The United States and South Korea have announced they will call off springtime military drills in a bid to back diplomacy with North Korea.

The move was made in a bid to boost efforts to encourage Kim Jong-Un to ditch his country's nuclear weapons.

The Pentagon said the US and South Korean defence chiefs decided to conclude the Key Resolve and Foal Eagle series of exercise.

North Korea has previously called the allies' drills an invasion rehearsal and acts of aggression.

The dictatorship responded with its own military exercises.

It comes just two days after Donald Trump marched out of summit with Kim Jong-un after the pair failed to agree a nuke deal.

The leaders scrapped a planned signing ceremony as their second day of crunch talks in Hanoi, Vietnam, ended without an agreement on how to denuclearise the Korean peninsula.

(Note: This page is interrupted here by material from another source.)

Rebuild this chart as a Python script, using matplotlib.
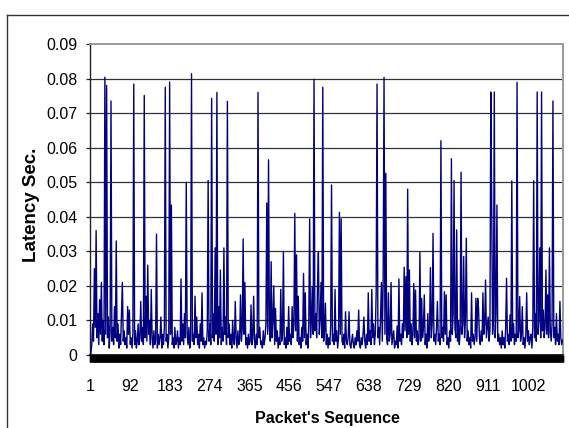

At a press conference, the US President said the despot refused to dismantle North Korea's Yongbyon nuclear complex and wanted the sanctions imposed on his crackpot regime lifted.

A Korean Defence statement said: "The minister and secretary made clear that the alliance's decision regarding the adjustment of the exercise and drills reflects both countries' expectation to back diplomatic efforts to reduce tensions and achieve the complete denuclearisation of the Korean Peninsula through a final, full verified method."